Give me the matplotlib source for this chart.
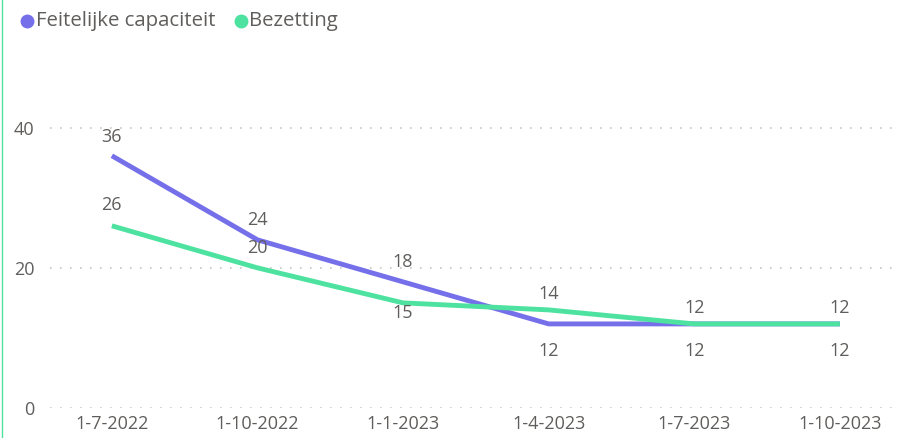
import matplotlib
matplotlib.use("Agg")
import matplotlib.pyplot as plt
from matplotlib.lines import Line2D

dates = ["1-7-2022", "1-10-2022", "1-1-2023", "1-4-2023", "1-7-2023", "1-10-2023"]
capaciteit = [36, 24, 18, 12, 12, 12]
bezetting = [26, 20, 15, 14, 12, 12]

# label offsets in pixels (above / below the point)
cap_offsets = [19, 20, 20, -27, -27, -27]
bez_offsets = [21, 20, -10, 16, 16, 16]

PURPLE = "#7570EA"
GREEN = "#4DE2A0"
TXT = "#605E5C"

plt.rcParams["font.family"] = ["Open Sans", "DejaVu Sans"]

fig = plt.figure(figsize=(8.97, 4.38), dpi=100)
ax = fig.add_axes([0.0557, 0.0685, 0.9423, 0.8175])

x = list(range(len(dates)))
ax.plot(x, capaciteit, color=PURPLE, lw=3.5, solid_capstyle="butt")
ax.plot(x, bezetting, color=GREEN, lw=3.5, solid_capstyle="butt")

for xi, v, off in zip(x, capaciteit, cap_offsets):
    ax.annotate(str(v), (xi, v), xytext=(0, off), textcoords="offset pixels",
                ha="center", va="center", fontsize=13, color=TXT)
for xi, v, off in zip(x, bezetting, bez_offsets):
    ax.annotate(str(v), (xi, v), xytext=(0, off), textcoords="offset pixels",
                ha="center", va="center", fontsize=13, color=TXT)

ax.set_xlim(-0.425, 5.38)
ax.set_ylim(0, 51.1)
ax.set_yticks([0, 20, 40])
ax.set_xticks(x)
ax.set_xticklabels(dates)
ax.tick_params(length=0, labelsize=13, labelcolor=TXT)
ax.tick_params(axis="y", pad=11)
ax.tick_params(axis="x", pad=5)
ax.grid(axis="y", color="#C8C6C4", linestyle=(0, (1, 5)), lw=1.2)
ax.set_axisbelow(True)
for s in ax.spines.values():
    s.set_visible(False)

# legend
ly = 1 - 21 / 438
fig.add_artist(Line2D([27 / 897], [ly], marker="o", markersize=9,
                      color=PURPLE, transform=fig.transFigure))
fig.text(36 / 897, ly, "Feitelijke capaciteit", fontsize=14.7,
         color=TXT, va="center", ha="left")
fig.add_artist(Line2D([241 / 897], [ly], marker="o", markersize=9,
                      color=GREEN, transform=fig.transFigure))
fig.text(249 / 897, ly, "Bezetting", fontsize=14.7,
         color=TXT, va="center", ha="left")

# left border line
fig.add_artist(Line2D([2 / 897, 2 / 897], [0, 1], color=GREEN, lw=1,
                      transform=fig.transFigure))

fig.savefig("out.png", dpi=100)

——

#### [Objective]
List each line in the listing that contains the string "matplotlib".

#### [Result of the exercise]
Give me the matplotlib source for this chart.
import matplotlib
matplotlib.use("Agg")
import matplotlib.pyplot as plt
from matplotlib.lines import Line2D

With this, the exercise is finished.